Document Type

Article

Publication Date

11-2016

Keywords

Market efficiency, Derivatives, Efficient Market Hypothesis

Disciplines

Banking and Finance Law | Securities Law

Abstract

These are not your parents' financial markets. A generation ago, the image of Wall Street was one of floor traders and stockbrokers, of opening bells and ticker symbols, of titans of industry and barbarians at the gate. These images reflected the prevailing view in which stock markets stood at the center of the financial universe. The high point of this equity-centric view coincided with the development of a significant body of empirical literature examining the efficient market hypothesis (EMH): the prediction that prices within an efficient stock market will fully incorporate all available information.
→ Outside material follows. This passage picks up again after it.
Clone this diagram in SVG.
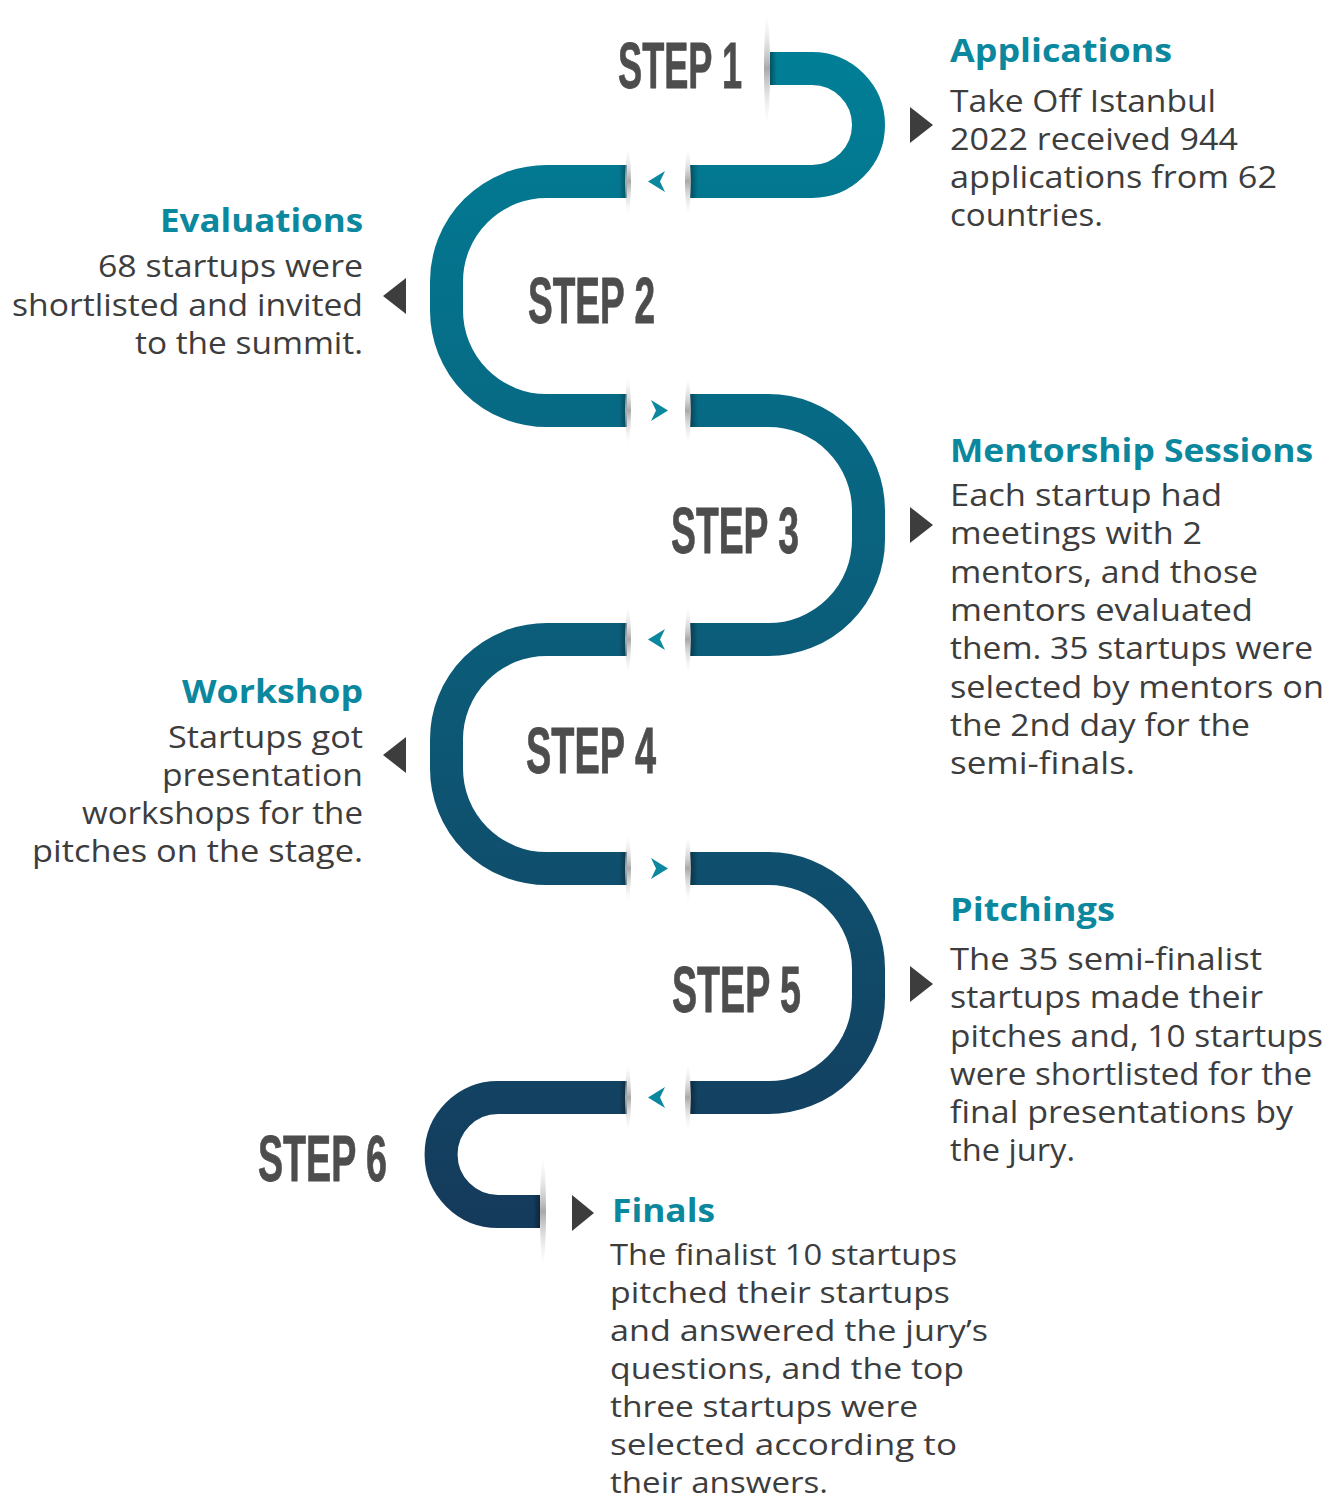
<svg xmlns="http://www.w3.org/2000/svg" width="1343" height="1501" viewBox="0 0 1343 1501">
<defs>
<style>
.band{fill:none;stroke:url(#bandGrad);stroke-width:33;stroke-linecap:butt}
.step{font-family:"Liberation Sans",Arial,sans-serif;font-weight:700;font-size:65px;fill:#4d4d4d;stroke:#4d4d4d;stroke-width:0.8}
.hd{font-family:"Open Sans","Liberation Sans",sans-serif;font-weight:700;font-size:32px;fill:#0b879e}
.tx{font-family:"Open Sans","Liberation Sans",sans-serif;font-size:31px;fill:#3d3d3d}
.tx2{font-family:"Open Sans","Liberation Sans",sans-serif;font-size:30px;fill:#3d3d3d}
.tri{fill:#3d3d3d}
.chev{fill:#0b88a0}
.lens{fill:url(#lensGrad)}
</style>
<linearGradient id="bandGrad" gradientUnits="userSpaceOnUse" x1="0" y1="52" x2="0" y2="1228">
<stop offset="0" stop-color="#017f97"/>
<stop offset="1" stop-color="#153a5b"/>
</linearGradient>
<linearGradient id="lensGrad" x1="0" y1="0" x2="0" y2="1">
<stop offset="0" stop-color="#ffffff" stop-opacity="0"/>
<stop offset="0.5" stop-color="#a9a9a9"/>
<stop offset="1" stop-color="#ffffff" stop-opacity="0"/>
</linearGradient>
<linearGradient id="shL" x1="0" y1="0" x2="1" y2="0">
<stop offset="0" stop-color="#000" stop-opacity="0"/>
<stop offset="1" stop-color="#000" stop-opacity="0.35"/>
</linearGradient>
<linearGradient id="shR" x1="0" y1="0" x2="1" y2="0">
<stop offset="0" stop-color="#000" stop-opacity="0.35"/>
<stop offset="1" stop-color="#000" stop-opacity="0"/>
</linearGradient>
<path id="lensS" d="M0,-37 C4,-15 4,15 0,37 C-4,15 -4,-15 0,-37Z"/>
<path id="lensB" d="M0,-62 C4,-25 4,25 0,62 C-4,25 -4,-25 0,-62Z"/>
<path id="chevL" d="M-9,0 L8,-10.5 L3,0 L8,10.5Z"/>
<path id="chevR" d="M9,0 L-8,-10.5 L-3,0 L-8,10.5Z"/>
</defs>
<rect width="1343" height="1501" fill="#ffffff"/>

<g id="connectors">
<path class="band" d="M770 68.5 H812 A56.5 56.5 0 0 1 812 181.5 H690"/>
<path class="band" d="M627 181.5 H546.5 A100 100 0 0 0 446.5 281.5 V310.5 A100 100 0 0 0 546.5 410.5 H627"/>
<path class="band" d="M690 410.5 H768.5 A100 100 0 0 1 868.5 510.5 V539.5 A100 100 0 0 1 768.5 639.5 H690"/>
<path class="band" d="M627 639.5 H546.5 A100 100 0 0 0 446.5 739.5 V768.5 A100 100 0 0 0 546.5 868.5 H627"/>
<path class="band" d="M690 868.5 H768.5 A100 100 0 0 1 868.5 968.5 V997.5 A100 100 0 0 1 768.5 1097.5 H690"/>
<path class="band" d="M627 1097.5 H498 A56.5 56.5 0 0 0 498 1211.5 H540"/>

<g id="shadows">
<rect x="770" y="52" width="7" height="33" fill="url(#shR)"/>
<rect x="533" y="1195" width="7" height="33" fill="url(#shL)"/>
<rect x="619" y="165" width="8" height="33" fill="url(#shL)"/>
<rect x="690" y="165" width="8" height="33" fill="url(#shR)"/>
<rect x="619" y="394" width="8" height="33" fill="url(#shL)"/>
<rect x="690" y="394" width="8" height="33" fill="url(#shR)"/>
<rect x="619" y="623" width="8" height="33" fill="url(#shL)"/>
<rect x="690" y="623" width="8" height="33" fill="url(#shR)"/>
<rect x="619" y="852" width="8" height="33" fill="url(#shL)"/>
<rect x="690" y="852" width="8" height="33" fill="url(#shR)"/>
<rect x="619" y="1081" width="8" height="33" fill="url(#shL)"/>
<rect x="690" y="1081" width="8" height="33" fill="url(#shR)"/>
</g>

<g id="dividers">
<use href="#lensB" class="lens" x="767" y="68.5"/>
<use href="#lensB" class="lens" x="543" y="1211.5"/>
<use href="#lensS" class="lens" x="628" y="181.5"/>
<use href="#lensS" class="lens" x="688" y="181.5"/>
<use href="#lensS" class="lens" x="628" y="410.5"/>
<use href="#lensS" class="lens" x="688" y="410.5"/>
<use href="#lensS" class="lens" x="628" y="639.5"/>
<use href="#lensS" class="lens" x="688" y="639.5"/>
<use href="#lensS" class="lens" x="628" y="868.5"/>
<use href="#lensS" class="lens" x="688" y="868.5"/>
<use href="#lensS" class="lens" x="628" y="1097.5"/>
<use href="#lensS" class="lens" x="688" y="1097.5"/>
</g>

<g id="chevrons">
<use href="#chevL" class="chev" x="657" y="181.5"/>
<use href="#chevR" class="chev" x="659" y="410.5"/>
<use href="#chevL" class="chev" x="657" y="639.5"/>
<use href="#chevR" class="chev" x="659" y="868.5"/>
<use href="#chevL" class="chev" x="657" y="1097.5"/>
</g>
</g>

<g id="step1">
<text class="step" x="618" y="88" textLength="124" lengthAdjust="spacingAndGlyphs">STEP 1</text>
<polygon class="tri" points="910,107 933,125 910,143"/>
<text class="hd" x="950" y="62" textLength="222" lengthAdjust="spacingAndGlyphs">Applications</text>
<text class="tx" x="950" y="112" textLength="266" lengthAdjust="spacingAndGlyphs">Take Off Istanbul</text>
<text class="tx" x="950" y="150" textLength="288" lengthAdjust="spacingAndGlyphs">2022 received 944</text>
<text class="tx" x="950" y="188" textLength="327" lengthAdjust="spacingAndGlyphs">applications from 62</text>
<text class="tx" x="950" y="226" textLength="153" lengthAdjust="spacingAndGlyphs">countries.</text>
</g>

<g id="step2">
<text class="step" x="528" y="323" textLength="127" lengthAdjust="spacingAndGlyphs">STEP 2</text>
<polygon class="tri" points="406,278 383,296 406,314"/>
<g text-anchor="end">
<text class="hd" x="363" y="232" textLength="203" lengthAdjust="spacingAndGlyphs">Evaluations</text>
<text class="tx" x="363" y="277" textLength="265" lengthAdjust="spacingAndGlyphs">68 startups were</text>
<text class="tx" x="363" y="316" textLength="351" lengthAdjust="spacingAndGlyphs">shortlisted and invited</text>
<text class="tx" x="363" y="354" textLength="228" lengthAdjust="spacingAndGlyphs">to the summit.</text>
</g>
</g>

<g id="step3">
<text class="step" x="671" y="553" textLength="128" lengthAdjust="spacingAndGlyphs">STEP 3</text>
<polygon class="tri" points="910,507 933,525 910,543"/>
<text class="hd" x="950" y="462" textLength="363" lengthAdjust="spacingAndGlyphs">Mentorship Sessions</text>
<text class="tx" x="950" y="506" textLength="272" lengthAdjust="spacingAndGlyphs">Each startup had</text>
<text class="tx" x="950" y="544" textLength="252" lengthAdjust="spacingAndGlyphs">meetings with 2</text>
<text class="tx" x="950" y="583" textLength="308" lengthAdjust="spacingAndGlyphs">mentors, and those</text>
<text class="tx" x="950" y="621" textLength="303" lengthAdjust="spacingAndGlyphs">mentors evaluated</text>
<text class="tx" x="950" y="659" textLength="363" lengthAdjust="spacingAndGlyphs">them. 35 startups were</text>
<text class="tx" x="950" y="698" textLength="374" lengthAdjust="spacingAndGlyphs">selected by mentors on</text>
<text class="tx" x="950" y="736" textLength="300" lengthAdjust="spacingAndGlyphs">the 2nd day for the</text>
<text class="tx" x="950" y="774" textLength="185" lengthAdjust="spacingAndGlyphs">semi-finals.</text>
</g>

<g id="step4">
<text class="step" x="526" y="773" textLength="130" lengthAdjust="spacingAndGlyphs">STEP 4</text>
<polygon class="tri" points="406,737 383,755 406,773"/>
<g text-anchor="end">
<text class="hd" x="363" y="703" textLength="181" lengthAdjust="spacingAndGlyphs">Workshop</text>
<text class="tx" x="363" y="748" textLength="195" lengthAdjust="spacingAndGlyphs">Startups got</text>
<text class="tx" x="363" y="786" textLength="201" lengthAdjust="spacingAndGlyphs">presentation</text>
<text class="tx" x="363" y="824" textLength="281" lengthAdjust="spacingAndGlyphs">workshops for the</text>
<text class="tx" x="363" y="862" textLength="331" lengthAdjust="spacingAndGlyphs">pitches on the stage.</text>
</g>
</g>

<g id="step5">
<text class="step" x="672" y="1012" textLength="129" lengthAdjust="spacingAndGlyphs">STEP 5</text>
<polygon class="tri" points="910,966 933,984 910,1002"/>
<text class="hd" x="950" y="921" textLength="165" lengthAdjust="spacingAndGlyphs">Pitchings</text>
<text class="tx" x="950" y="970" textLength="312" lengthAdjust="spacingAndGlyphs">The 35 semi-finalist</text>
<text class="tx" x="950" y="1008" textLength="313" lengthAdjust="spacingAndGlyphs">startups made their</text>
<text class="tx" x="950" y="1047" textLength="373" lengthAdjust="spacingAndGlyphs">pitches and, 10 startups</text>
<text class="tx" x="950" y="1085" textLength="362" lengthAdjust="spacingAndGlyphs">were shortlisted for the</text>
<text class="tx" x="950" y="1123" textLength="343" lengthAdjust="spacingAndGlyphs">final presentations by</text>
<text class="tx" x="950" y="1161" textLength="125" lengthAdjust="spacingAndGlyphs">the jury.</text>
</g>

<g id="step6">
<text class="step" x="258" y="1181" textLength="129" lengthAdjust="spacingAndGlyphs">STEP 6</text>
<polygon class="tri" points="572,1195 594,1213 572,1231"/>
<text class="hd" x="612" y="1222" textLength="103" lengthAdjust="spacingAndGlyphs">Finals</text>
<text class="tx2" x="610" y="1265" textLength="347" lengthAdjust="spacingAndGlyphs">The finalist 10 startups</text>
<text class="tx2" x="610" y="1303" textLength="340" lengthAdjust="spacingAndGlyphs">pitched their startups</text>
<text class="tx2" x="610" y="1341" textLength="378" lengthAdjust="spacingAndGlyphs">and answered the jury’s</text>
<text class="tx2" x="610" y="1379" textLength="354" lengthAdjust="spacingAndGlyphs">questions, and the top</text>
<text class="tx2" x="610" y="1417" textLength="308" lengthAdjust="spacingAndGlyphs">three startups were</text>
<text class="tx2" x="610" y="1455" textLength="347" lengthAdjust="spacingAndGlyphs">selected according to</text>
<text class="tx2" x="610" y="1493" textLength="218" lengthAdjust="spacingAndGlyphs">their answers.</text>
</g>
</svg>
Over time, this equity-centric view became conflated with these empirical findings, transforming the EMH in the eyes of many observers from a testable prediction about how rapidly new information is incorporated into stock prices into a more general--and generally unexamined--statement about the efficiency of financial markets.

This Article examines the mechanisms of derivatives market efficiency. These mechanisms respond to information and other problems not generally encountered within conventional stock markets. These problems reflect important differences in the nature of derivatives contracts, the structure of the markets in which they trade, and the sources of market liquidity. Predictably, these problems have led to the emergence of very different mechanisms of market efficiency. This Article describes these problems and evaluates the likely effectiveness of the mechanisms of derivatives market efficiency. It then explores the implications of this evaluation in terms of the current policy debates around derivatives trade reporting and disclosure, the macroprudential surveillance of derivatives markets, the push toward mandatory central clearing of derivatives, the prudential regulation of derivatives dealers, and the optimal balance between public and private ordering.

Comments

This article predates the author's affiliation with Cornell Law School.